Mariners Playoff Drought
April 2018
Putting my frustration as a Mariners fan to good use, I accessed public data sources to explore my favorite team's league-leading 16-year playoff drought. This project used web scraping and linear regression on a dataset dating back to 2002 that included game statistics, coaching tenure, and team payroll.
Motivation
I have been a Mariners fan all my life. It's a tough gig. Since the team launched in Seattle in 1977, more than four decades ago, the M's have made it to the playoffs a whopping three times—in 1995 and 1997, during my formative childhood years when our family spent 40+ nights a year at the Kingdome (RIP), and again after the record-setting 116-win 2001 season. We have never made it to the World Series. The current 16-year drought is the longest active playoff drought in any major professional sport, longer even than the NFL's Cleveland Browns. For this project, my urgent one-word research question was simply, "WHY??"
the Dataset
I used the Beautiful Soup library and Selenium WebDriver in Python to scrape a dataset from Baseball Reference and USA Today. Data included season totals for batting, pitching, and fielding statistics; the tenure in years of each team's manager (head coach); and total payroll for each American League (AL) team from 2002 to 2017. The Houston Astros moved from the NL to the AL in 2013, so they are included from then on. Because I was trying to model a continuous (vs. categorical) variable, I set the outcome of interest as percent of games won (vs. actual playoff berths). This was a function of this project seeking to test linear regression (vs. classification) skills.
Model
I used a linear regression model to explore this problem. It is easy to build simple but useless models with this dataset. For example, using just average runs scored and average runs given up yielded highly statistically significant coefficients and a high R-Squared value of 0.86 (the max is 1). That looks good, but it's virtually useless; it's equivalent to saying that to win games, teams should just play better!
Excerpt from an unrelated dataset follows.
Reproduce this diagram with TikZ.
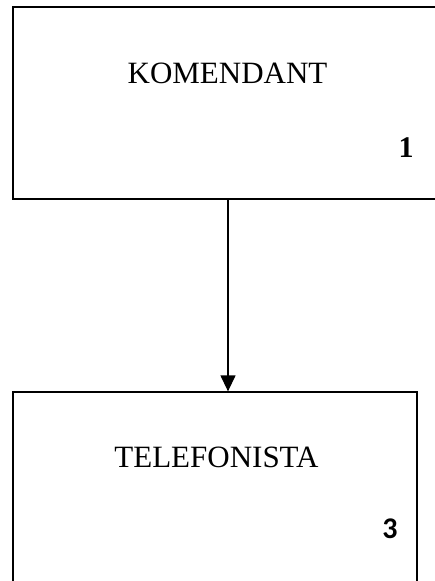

Instead, I built a model that used data more within the immediate control of the team, including specific aspects of offense, defense, and pitching (e.g. singles and walks instead of "hits") plus manager tenure, team payroll, and a team dummy flag to check for a "Mariners curse." Many of these were correlated with winning but not as directly as the model above (see scatterplot for example). My resulting model had an adjusted R-Squared value of 0.83—slightly less than the useless model, but still explaining a respectable 83% of variance in teams' win-loss records.
Results and Recommendations
I trained the model on 70% of the data and tested on the remaining 30%. After regularizing with Elastic Net Cross-Validation (weighted toward Ridge regularization, which reduced many features to zero), a few features came back with small but statistically significant coefficients.
Unfortunately, no one single feature seems to be driving the drought; it's a little of everything. We can say that singles, home runs, walks, being hit by pitch, and intentional walks are correlated with higher win percentages, and being caught stealing and having runners left on base are negatively correlated. Neither manager tenure nor team payroll was significant in the current model. In a piece of potentially good news, the "Mariners curse" variable was not significant, either.
Next Steps
This model could be extended by adding in richer data features to help round out the picture of what has happened since 2002. These data are available but were not included in the original analysis because they are either behind a paywall or are difficult to scrape.
Injury Data: Who was injured and for how long? How many million dollars of talent sat on the bench?
Top Players: How many award-winning players did each team have, and in which positions?
Leadership: When did ownership and/or General Managers change?
Rising Talent: How strong was their farm system? How did their AAA team perform?